-- START OF GIVEN INFORMATION --

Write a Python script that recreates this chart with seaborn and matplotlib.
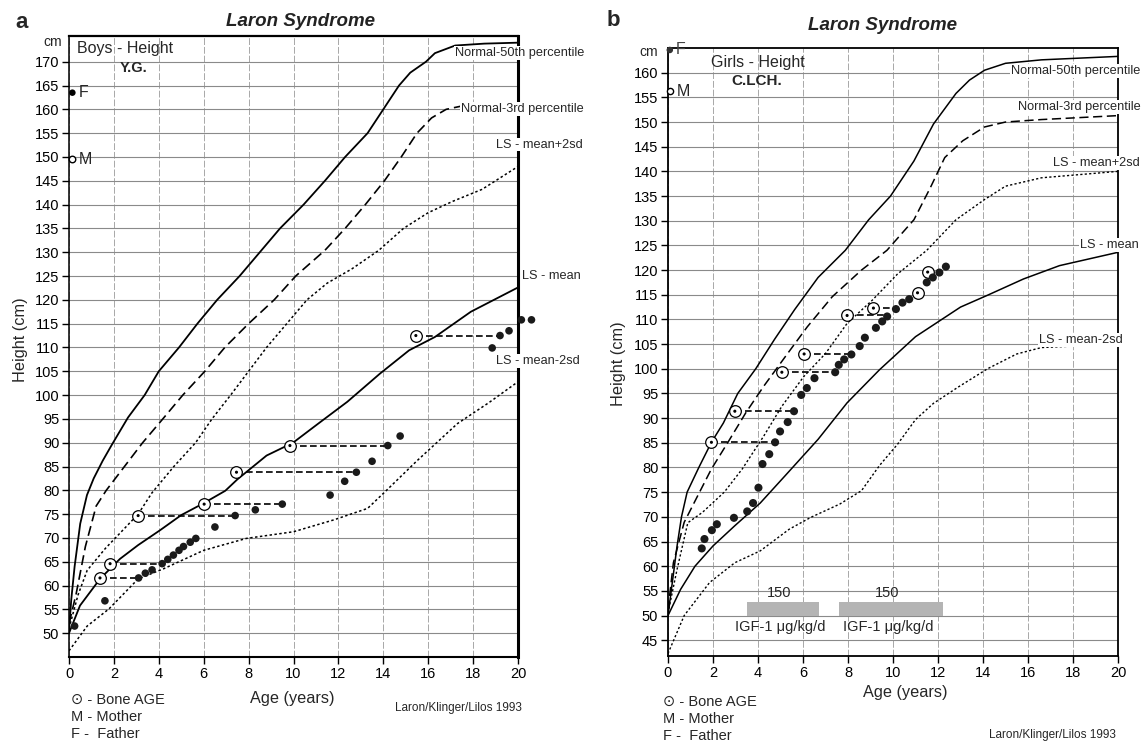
import numpy as np
import pandas as pd
import matplotlib
matplotlib.use("Agg")
import matplotlib.pyplot as plt
import seaborn as sns

# ---------------- data: panel a (boys) ----------------
a_age_n50 = [0, 0.1, 0.25, 0.5, 0.8, 1.1, 1.5, 1.9, 2.63, 3.37, 4.0, 4.9, 5.72, 6.6, 7.6, 8.5, 9.4,
             10.45, 11.4, 12.3, 13.3, 14.0, 14.7, 15.2, 15.9, 16.3, 17.2, 18.5, 20]
a_h_n50 = [50.5, 57, 64, 73, 79, 82.5, 86.2, 89.5, 95.3, 100, 105, 110, 115, 120, 125, 130, 135,
           140, 145, 150, 155, 160, 165, 167.7, 170, 171.8, 173.4, 173.8, 174]
a_age_n3 = [0, 0.32, 0.73, 1.21, 1.66, 2.47, 3.28, 4.18, 5.07, 6.05, 6.94, 8.0, 9.14, 10.1, 11.4,
            12.3, 13.2, 14.05, 14.8, 15.5, 16.15, 16.8, 17.6, 20]
a_h_n3 = [52, 58.3, 68.2, 76.7, 80, 85, 90, 95, 100, 105, 110, 115, 120, 125, 130.4,
          135, 140, 145, 150, 155, 158.2, 160, 160.8, 161.2]
a_age_p2 = [0, 0.4, 0.81, 1.62, 2.27, 3.08, 3.7, 4.67, 5.64, 6.37, 7.2, 8.0, 8.8, 9.7, 10.6, 11.5,
            12.6, 13.8, 14.9, 16.0, 17.1, 18.4, 20]
a_h_p2 = [51, 58, 63.2, 67.8, 71, 75, 79.5, 85, 90, 95, 100, 105, 110, 115, 120, 123.5,
          126.5, 130.4, 135, 138.3, 140.7, 143.2, 148]
a_age_mean = [0, 0.49, 1.38, 2.27, 3.08, 4.05, 5.0, 6.0, 6.96, 7.5, 8.8, 9.98, 11.1, 12.4, 13.85,
              15.15, 16.3, 17.9, 20]
a_h_mean = [50, 55.8, 61.4, 65.6, 68.5, 71.6, 74.8, 77.3, 79.9, 82.3, 87.3, 90, 94, 98.6, 104.5,
            109.4, 112.2, 117.5, 122.6]
a_age_m2 = [0, 0.81, 1.78, 3.08, 4.2, 6.0, 7.9, 10.0, 11.8, 13.3, 14.1, 15.5, 17.3, 18.7, 20]
a_h_m2 = [46.3, 51.5, 55.1, 61.4, 63.5, 67.4, 69.9, 71.3, 73.8, 76.2, 79.8, 86.2, 94, 98.4, 102.8]

a_pt_age = [0.25, 1.6, 3.1, 3.4, 3.7, 4.15, 4.4, 4.65, 4.9, 5.1, 5.4, 5.65, 6.5, 7.4, 8.3, 9.5,
            11.63, 12.28, 12.8, 13.5, 14.2, 14.75, 18.85, 19.2, 19.6, 20.15, 20.6]
a_pt_h = [51.5, 56.8, 61.6, 62.6, 63.3, 64.6, 65.5, 66.4, 67.4, 68.2, 69.1, 69.9, 72.3, 74.7,
          75.9, 77.1, 79.0, 81.9, 83.8, 86.1, 89.4, 91.4, 109.9, 112.5, 113.5, 115.8, 115.8]
a_bone_age = [1.38, 1.83, 3.08, 6.02, 7.46, 9.84, 15.45]
a_bone_chrono = [3.1, 4.15, 7.4, 9.5, 12.8, 14.2, 19.2]
a_bone_h = [61.6, 64.6, 74.7, 77.1, 83.8, 89.4, 112.5]
a_father, a_mother = 163.5, 149.5

# ---------------- data: panel b (girls) ----------------
b_age_n50 = [0, 0.2, 0.4, 0.6, 0.85, 1.37, 1.93, 2.46, 3.1, 3.9, 4.74, 5.63, 6.67, 7.88, 8.92,
             9.89, 10.93, 11.8, 12.8, 13.4, 14.07, 15.0, 16.6, 20]
b_h_n50 = [50, 57, 64, 70, 75, 80, 85.1, 89, 95, 100, 106, 112, 118.5, 124, 130.2,
           135, 142.1, 149.6, 155.8, 158.5, 160.5, 161.9, 162.6, 163.3]
b_age_n3 = [0, 0.24, 0.72, 1.29, 1.93, 2.65, 3.46, 4.26, 5.22, 6.19, 7.3, 8.6, 9.73, 10.93, 11.66,
            12.3, 13.1, 14.07, 15.0, 16.6, 20]
b_h_n3 = [51.2, 60.7, 68.9, 74, 79.7, 85, 91.1, 96.5, 102.5, 108.5, 114.6, 120, 124, 130.2, 136.7,
          142.8, 146.2, 149, 150, 150.5, 151.3]
b_age_p2 = [0, 0.4, 0.88, 1.53, 2.5, 3.3, 4.26, 5.06, 6.03, 7.0, 7.96, 9.08, 10.2, 11.5, 12.8,
            14.07, 15.0, 16.6, 20]
b_h_p2 = [50.5, 59.3, 68.8, 70.9, 75, 79.7, 86.4, 92.4, 98.4, 103.1, 109.2, 113.9, 119.2, 124, 130.2,
          134.3, 137, 138.7, 140]
b_age_mean = [0, 0.56, 1.2, 2.0, 2.97, 4.1, 5.22, 6.67, 7.96, 9.4, 11.0, 13.0, 14.2, 15.8, 17.4, 20]
b_h_mean = [50, 55.3, 60, 64.1, 68.2, 72.8, 78.4, 85.7, 93.1, 99.8, 106.5, 112.5, 114.9, 118.2,
            120.9, 123.6]
b_age_m2 = [0, 0.72, 1.85, 2.97, 4.1, 5.39, 6.35, 7.64, 8.6, 9.4, 10.2, 11.0, 11.8, 12.9, 14.2,
            15.5, 16.6, 20]
b_h_m2 = [42.3, 50, 56.7, 60.7, 63.1, 67.5, 69.9, 72.6, 75.3, 80.4, 84.7, 89.7, 93, 96.3, 100,
          103, 104.3, 105]

b_pt_age = [1.5, 1.62, 1.95, 2.17, 2.93, 3.52, 3.78, 4.02, 4.2, 4.5, 4.76, 4.98, 5.32, 5.6, 5.92,
            6.17, 6.51, 7.43, 7.59, 7.83, 8.15, 8.52, 8.75, 9.24, 9.52, 9.74, 10.13, 10.42, 10.72,
            11.5, 11.77, 12.06, 12.35]
b_pt_h = [63.6, 65.5, 67.3, 68.5, 69.8, 71.1, 72.8, 75.9, 80.7, 82.7, 85.1, 87.3, 89.2, 91.4, 94.7,
          96.1, 98.1, 99.3, 100.8, 101.9, 102.9, 104.6, 106.3, 108.3, 109.6, 110.6, 112.1, 113.4,
          114.1, 117.5, 118.5, 119.5, 120.7]
b_bone_age = [1.93, 2.97, 5.06, 6.05, 7.96, 9.13, 11.09, 11.54]
b_bone_h = [85.1, 91.4, 99.3, 103.0, 110.8, 112.3, 115.4, 119.6]
b_bone_chrono = [4.76, 5.6, 7.43, 8.15, 9.74, 10.13]
b_father, b_mother = 164.6, 156.2

igf_start = [3.5, 7.6]
igf_end = [6.7, 12.2]
igf_dose = ["150", "150"]

# ---------------- figure ----------------
sns.set_theme(style="white")
plt.rcParams["font.family"] = ["Liberation Sans", "DejaVu Sans"]
plt.rcParams["hatch.color"] = "#8a8a8a"
W, H = 1143, 741
fig = plt.figure(figsize=(W / 100, H / 100), dpi=100)
fig.patch.set_facecolor("white")


def rect(l, r, t, b):
    return [l / W, 1 - b / H, (r - l) / W, (b - t) / H]


axA = fig.add_axes(rect(69, 518, 36, 657))
axB = fig.add_axes(rect(668, 1118, 48, 656))

SOLID = "-"
DASH = (0, (6, 3))
DOT = (0, (1.6, 1.6))


def curve(ax, x, y, ls, lw=1.2):
    sns.lineplot(x=x, y=y, ax=ax, color="black", lw=lw, linestyle=ls, sort=False,
                 estimator=None, zorder=3)


def style_axes(ax, yticks, ylim):
    ax.set_xlim(0, 20)
    ax.set_ylim(*ylim)
    ax.set_xticks(range(0, 21, 2))
    ax.set_yticks(yticks)
    ax.grid(True, axis="y", color="#8a8a8a", lw=0.8, ls="-", zorder=0)
    ax.grid(True, axis="x", color="#a8a8a8", lw=0.7, ls=(0, (7, 2)), zorder=0)
    ax.tick_params(axis="both", which="major", direction="out", length=5, width=1,
                   bottom=True, left=True, labelsize=10.5, pad=2, colors="black")
    for s in ax.spines.values():
        s.set_color("black")
        s.set_visible(True)


def bone(ax, ages, hs, chrono):
    segs = []
    for i, c in enumerate(chrono):
        segs.append({"pair": i, "age": ages[i], "h": hs[i]})
        segs.append({"pair": i, "age": c, "h": hs[i]})
    df = pd.DataFrame(segs)
    sns.lineplot(data=df, x="age", y="h", units="pair", estimator=None, ax=ax, color="black",
                 lw=1.2, linestyle=(0, (4, 2)), zorder=3)
    sns.scatterplot(x=ages, y=hs, ax=ax, s=70, facecolor="white", edgecolor="black",
                    linewidth=0.9, zorder=5, clip_on=False)
    sns.scatterplot(x=ages, y=hs, ax=ax, s=5, color="black", edgecolor="none", zorder=6,
                    clip_on=False)


lab_kw = dict(fontsize=9.2, va="center", ha="left", zorder=10, clip_on=False,
              bbox=dict(fc="white", ec="none", pad=0.6))

# ---------- panel a ----------
ax = axA
style_axes(ax, range(50, 171, 5), (45, 175.4))
curve(ax, a_age_n50, a_h_n50, SOLID, 1.3)
curve(ax, a_age_n3, a_h_n3, DASH, 1.2)
curve(ax, a_age_p2, a_h_p2, DOT, 1.1)
curve(ax, a_age_mean, a_h_mean, SOLID, 1.3)
curve(ax, a_age_m2, a_h_m2, DOT, 1.1)
bone(ax, a_bone_age, a_bone_h, a_bone_chrono)
sns.scatterplot(x=a_pt_age, y=a_pt_h, ax=ax, s=30, color="#1a1a1a", edgecolor="none", zorder=6,
                clip_on=False)
sns.scatterplot(x=[0.15], y=[a_father], ax=ax, s=22, color="black", edgecolor="none",
                zorder=6, clip_on=False)
sns.scatterplot(x=[0.15], y=[a_mother], ax=ax, s=22, facecolor="white", edgecolor="black",
                linewidth=1, zorder=6, clip_on=False)
ax.text(0.42, a_father, "F", fontsize=11.5, va="center", ha="left")
ax.text(0.42, a_mother, "M", fontsize=11.5, va="center", ha="left")
ax.spines["left"].set_linewidth(1.1)
ax.spines["bottom"].set_linewidth(1.5)
ax.spines["top"].set_linewidth(1.6)
ax.spines["right"].set_linewidth(2.2)
ax.text(17.2, 171.9, "Normal-50th percentile", **lab_kw)
ax.text(17.45, 160.0, "Normal-3rd percentile", **lab_kw)
ax.text(19.0, 152.6, "LS - mean+2sd", **lab_kw)
ax.text(20.2, 124.9, "LS - mean", **lab_kw)
ax.text(19.0, 107.1, "LS - mean-2sd", **lab_kw)
ax.set_xlabel("")
ax.set_ylabel("")

# ---------- panel b ----------
ax = axB
style_axes(ax, range(45, 161, 5), (41.8, 165))
for x0, x1, d in zip(igf_start, igf_end, igf_dose):
    ax.barh(y=50, width=x1 - x0, left=x0, height=2.8, align="edge", color="#b4b4b4",
            edgecolor="none", hatch="......", zorder=2)
    ax.text((x0 + x1) / 2 - 0.15, 54.6, d, fontsize=10.5, ha="center", va="center")
    ax.text((x0 + x1) / 2 - 0.1, 47.6, "IGF-1 μg/kg/d", fontsize=10.5, ha="center",
            va="center")
curve(ax, b_age_n50, b_h_n50, SOLID, 1.1)
curve(ax, b_age_n3, b_h_n3, DASH, 1.1)
curve(ax, b_age_p2, b_h_p2, DOT, 1.0)
curve(ax, b_age_mean, b_h_mean, SOLID, 1.1)
curve(ax, b_age_m2, b_h_m2, DOT, 1.0)
bone(ax, b_bone_age, b_bone_h, b_bone_chrono)
sns.scatterplot(x=b_pt_age, y=b_pt_h, ax=ax, s=34, color="#1a1a1a", edgecolor="none", zorder=6,
                clip_on=False)
sns.scatterplot(x=[0.08], y=[b_father], ax=ax, s=22, color="#333333", edgecolor="none",
                zorder=6, clip_on=False)
sns.scatterplot(x=[0.1], y=[b_mother], ax=ax, s=20, facecolor="white", edgecolor="black",
                linewidth=1, zorder=6, clip_on=False)
ax.text(0.35, b_father, "F", fontsize=11.5, va="center", ha="left", color="#444444")
ax.text(0.4, b_mother, "M", fontsize=11.5, va="center", ha="left")
for s in ax.spines.values():
    s.set_linewidth(1.3)
ax.text(15.25, 160.4, "Normal-50th percentile", **lab_kw)
ax.text(15.55, 153.1, "Normal-3rd percentile", **lab_kw)
ax.text(17.1, 141.7, "LS - mean+2sd", **lab_kw)
ax.text(18.3, 125.1, "LS - mean", **lab_kw)
ax.text(16.5, 105.8, "LS - mean-2sd", **lab_kw)
ax.set_xlabel("")
ax.set_ylabel("")

# ---------- figure texts ----------
def ft(x, y, s, **kw):
    fig.text(x / W, 1 - y / H, s, **kw)

ft(22, 22, "a", fontsize=16, fontweight="bold", ha="center", va="center")
ft(613, 20, "b", fontsize=16, fontweight="bold", ha="center", va="center")
ft(300, 22, "Laron Syndrome", fontsize=13.5, fontweight="bold", fontstyle="italic",
   ha="center", va="center", color="#222222")
ft(883, 25, "Laron Syndrome", fontsize=13.5, fontweight="bold", fontstyle="italic",
   ha="center", va="center", color="#222222")
ft(77, 49, "Boys - Height", fontsize=11.5, ha="left", va="center")
ft(120, 68, "Y.G.", fontsize=10.5, fontweight="bold", ha="left", va="center")
ft(711, 62, "Girls - Height", fontsize=11.5, ha="left", va="center")
ft(731, 81, "C.LCH.", fontsize=11, fontweight="bold", ha="left", va="center")
ft(53, 42, "cm", fontsize=10, ha="center", va="center")
ft(649, 52, "cm", fontsize=10, ha="center", va="center")
ft(21, 340, "Height (cm)", fontsize=11.7, rotation=90, ha="center", va="center")
ft(618, 364, "Height (cm)", fontsize=11.7, rotation=90, ha="center", va="center")
ft(292, 698, "Age (years)", fontsize=11.7, ha="center", va="center")
ft(905, 692, "Age (years)", fontsize=11.7, ha="center", va="center")
for x0, ys in ((71, (700, 717, 734)), (663, (702, 719, 736))):
    ft(x0, ys[0], "⊙ - Bone AGE", fontsize=10.5, ha="left", va="center")
    ft(x0, ys[1], "M - Mother", fontsize=10.5, ha="left", va="center")
    ft(x0, ys[2], "F -  Father", fontsize=10.5, ha="left", va="center")
ft(522, 708, "Laron/Klinger/Lilos 1993", fontsize=8.5, ha="right", va="center")
ft(1116, 735, "Laron/Klinger/Lilos 1993", fontsize=8.5, ha="right", va="center")

fig.savefig("out.png", dpi=100, facecolor="white")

-- END OF GIVEN INFORMATION --

Leave out any pictures, please, and quote only the lines from the top of the data through the line that contains "import seaborn as sns".

Write a Python script that recreates this chart with seaborn and matplotlib.
import numpy as np
import pandas as pd
import matplotlib
matplotlib.use("Agg")
import matplotlib.pyplot as plt
import seaborn as sns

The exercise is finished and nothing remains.